■ **The exercise**:
The listing below begins with the first line you should copy; stop after the line containing "ReferenceLine, XAxis, YAxis", and drop every picture.
::: Data :::
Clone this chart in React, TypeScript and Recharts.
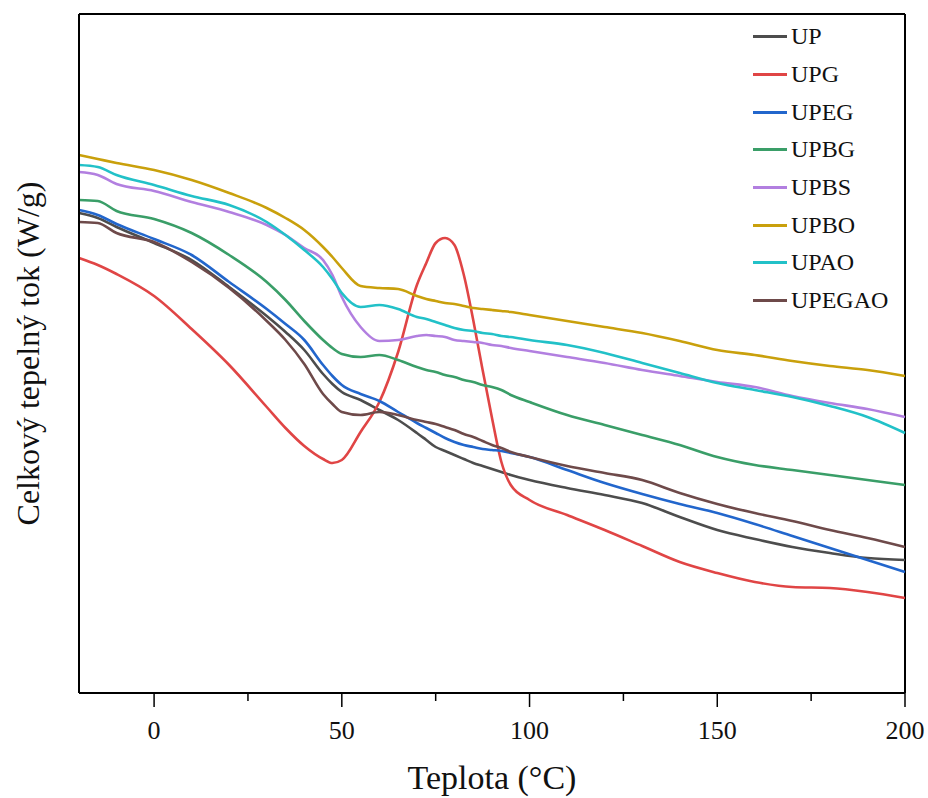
import { Label, Legend, Line, LineChart, ReferenceLine, XAxis, YAxis } from 'recharts';

const temps = [
  -20, -15, -10, 0, 10, 20, 30, 35, 40, 45, 47.5, 50, 55, 60, 65, 70, 72.5, 75, 77.5, 80, 82.5, 85,
  87.5, 90, 92.5, 95, 100, 110, 120, 130, 140, 150, 160, 170, 180, 190, 200
];

const up = [
  4.8, 4.75, 4.66, 4.5, 4.33, 4.06, 3.77, 3.61, 3.43, 3.19, 3.09, 3.01, 2.93, 2.83, 2.73, 2.6, 2.53,
  2.46, 2.42, 2.38, 2.34, 2.3, 2.27, 2.24, 2.21, 2.18, 2.13, 2.05, 1.98, 1.9, 1.76, 1.63, 1.54, 1.46,
  1.4, 1.35, 1.33
];
const upg = [
  4.35, 4.28, 4.19, 3.97, 3.64, 3.28, 2.86, 2.65, 2.47, 2.34, 2.3, 2.33, 2.61, 2.91, 3.41, 4.08,
  4.3, 4.5, 4.55, 4.48, 4.18, 3.73, 3.23, 2.75, 2.31, 2.08, 1.93, 1.78, 1.63, 1.47, 1.31, 1.2, 1.11,
  1.06, 1.05, 1.01, 0.95
];
const upeg = [
  4.83, 4.78, 4.69, 4.54, 4.38, 4.11, 3.84, 3.69, 3.53, 3.28, 3.17, 3.08, 2.99, 2.92, 2.81, 2.7,
  2.65, 2.6, 2.55, 2.51, 2.48, 2.46, 2.44, 2.43, 2.42, 2.4, 2.36, 2.23, 2.1, 1.99, 1.89, 1.8, 1.69,
  1.57, 1.45, 1.33, 1.21
];
const upbg = [
  4.93, 4.92, 4.82, 4.74, 4.6, 4.38, 4.11, 3.93, 3.72, 3.53, 3.45, 3.39, 3.36, 3.38, 3.33, 3.26,
  3.23, 3.21, 3.18, 3.16, 3.13, 3.11, 3.08, 3.06, 3.03, 2.98, 2.91, 2.78, 2.68, 2.58, 2.48, 2.36,
  2.28, 2.23, 2.18, 2.13, 2.08
];
const upbs = [
  5.21, 5.18, 5.09, 5.02, 4.91, 4.81, 4.68, 4.58, 4.45, 4.33, 4.18, 3.96, 3.66, 3.52, 3.53, 3.57,
  3.58, 3.57, 3.56, 3.53, 3.52, 3.51, 3.5, 3.48, 3.47, 3.45, 3.42, 3.36, 3.3, 3.23, 3.17, 3.11, 3.06,
  2.97, 2.9, 2.84, 2.76
];
const upbo = [
  5.38, 5.34, 5.3, 5.23, 5.13, 5.0, 4.85, 4.75, 4.63, 4.46, 4.36, 4.25, 4.07, 4.05, 4.04, 3.97,
  3.94, 3.92, 3.9, 3.89, 3.87, 3.85, 3.84, 3.83, 3.82, 3.81, 3.78, 3.72, 3.66, 3.6, 3.52, 3.43, 3.38,
  3.32, 3.27, 3.23, 3.17
];
const upao = [
  5.28, 5.26, 5.18, 5.08, 4.97, 4.88, 4.71, 4.58, 4.43, 4.26, 4.14, 4.0, 3.86, 3.88, 3.84, 3.76,
  3.74, 3.71, 3.68, 3.65, 3.63, 3.62, 3.6, 3.59, 3.57, 3.56, 3.53, 3.48, 3.4, 3.3, 3.2, 3.1, 3.03,
  2.96, 2.87, 2.76, 2.6
];
const upegao = [
  4.71, 4.7, 4.6, 4.51, 4.31, 4.05, 3.72, 3.53, 3.29, 2.99, 2.89, 2.81, 2.78, 2.81, 2.78, 2.73,
  2.71, 2.69, 2.66, 2.63, 2.59, 2.56, 2.52, 2.48, 2.45, 2.41, 2.36, 2.27, 2.2, 2.13, 2.0, 1.89, 1.8,
  1.72, 1.63, 1.55, 1.46
];

const xTicks = [0, 25, 50, 75, 100, 125, 150, 175, 200];

const series = [
  { key: 'UP', values: up, color: '#4d4d4d' },
  { key: 'UPG', values: upg, color: '#e04545' },
  { key: 'UPEG', values: upeg, color: '#2266cc' },
  { key: 'UPBG', values: upbg, color: '#3a9e68' },
  { key: 'UPBS', values: upbs, color: '#b27fe0' },
  { key: 'UPBO', values: upbo, color: '#c9a00c' },
  { key: 'UPAO', values: upao, color: '#22c1c8' },
  { key: 'UPEGAO', values: upegao, color: '#6e4a4a' }
];

const data = temps.map((t, i) => {
  const row: Record<string, number> = { t };
  series.forEach((s) => {
    row[s.key] = s.values[i];
  });
  return row;
});

const FONT = '"Liberation Serif", "Times New Roman", serif';

function XTick({ x, y, payload }: any) {
  const major = payload.value % 50 === 0;
  return (
    <g>
      <line x1={x} x2={x} y1={y} y2={y + (major ? 14 : 8)} stroke="#000" strokeWidth={1.5} />
      {major && (
        <text x={x} y={y + 46} textAnchor="middle" fontSize={26} fontFamily={FONT} fill="#111">
          {payload.value}
        </text>
      )}
    </g>
  );
}

function LegendBox() {
  return (
    <div style={{ fontFamily: FONT, fontSize: 24, color: '#111' }}>
      {series.map((s) => (
        <div key={s.key} style={{ display: 'flex', alignItems: 'center', height: 37.7 }}>
          <span style={{ display: 'inline-block', width: 34, height: 3, background: s.color, marginRight: 4 }} />
          <span>{s.key}</span>
        </div>
      ))}
    </div>
  );
}

export default function App() {
  return (
    <div style={{ position: 'absolute', left: 0, top: 0 }}>
      <LineChart width={928} height={798} data={data} margin={{ top: 14, right: 23, left: 0, bottom: 0 }}>
        <XAxis
          dataKey="t"
          type="number"
          domain={[-20, 200]}
          ticks={xTicks}
          interval={0}
          tickSize={0}
          tickMargin={0}
          tick={<XTick />}
          height={105}
          axisLine={{ stroke: '#000', strokeWidth: 2 }}
          tickLine={false}
        >
          <Label
            value="Teplota (°C)"
            position="insideBottom"
            offset={9}
            style={{ fontFamily: FONT, fontSize: 34, fill: '#111' }}
          />
        </XAxis>
        <YAxis
          type="number"
          domain={[0, 6.79]}
          width={79}
          tick={false}
          tickLine={false}
          axisLine={{ stroke: '#000', strokeWidth: 2 }}
        >
          <Label
            value="Celkový tepelný tok (W/g)"
            angle={-90}
            position="insideLeft"
            offset={28}
            style={{ fontFamily: FONT, fontSize: 32, fill: '#111', textAnchor: 'middle' }}
          />
        </YAxis>
        <ReferenceLine y={6.79} stroke="#000" strokeWidth={2} />
        <ReferenceLine x={200} stroke="#000" strokeWidth={2} />
        <Legend
          layout="vertical"
          align="center"
          verticalAlign="middle"
          content={<LegendBox />}
          wrapperStyle={{ top: 18, left: 753, width: 'auto', height: 'auto' }}
        />
        {series.map((s) => (
          <Line
            key={s.key}
            dataKey={s.key}
            name={s.key}
            type="monotone"
            stroke={s.color}
            strokeWidth={2.6}
            dot={false}
            isAnimationActive={false}
          />
        ))}
      </LineChart>
    </div>
  );
}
:::
■ **Output of the exercise**:
Clone this chart in React, TypeScript and Recharts.
import { Label, Legend, Line, LineChart, ReferenceLine, XAxis, YAxis } from 'recharts';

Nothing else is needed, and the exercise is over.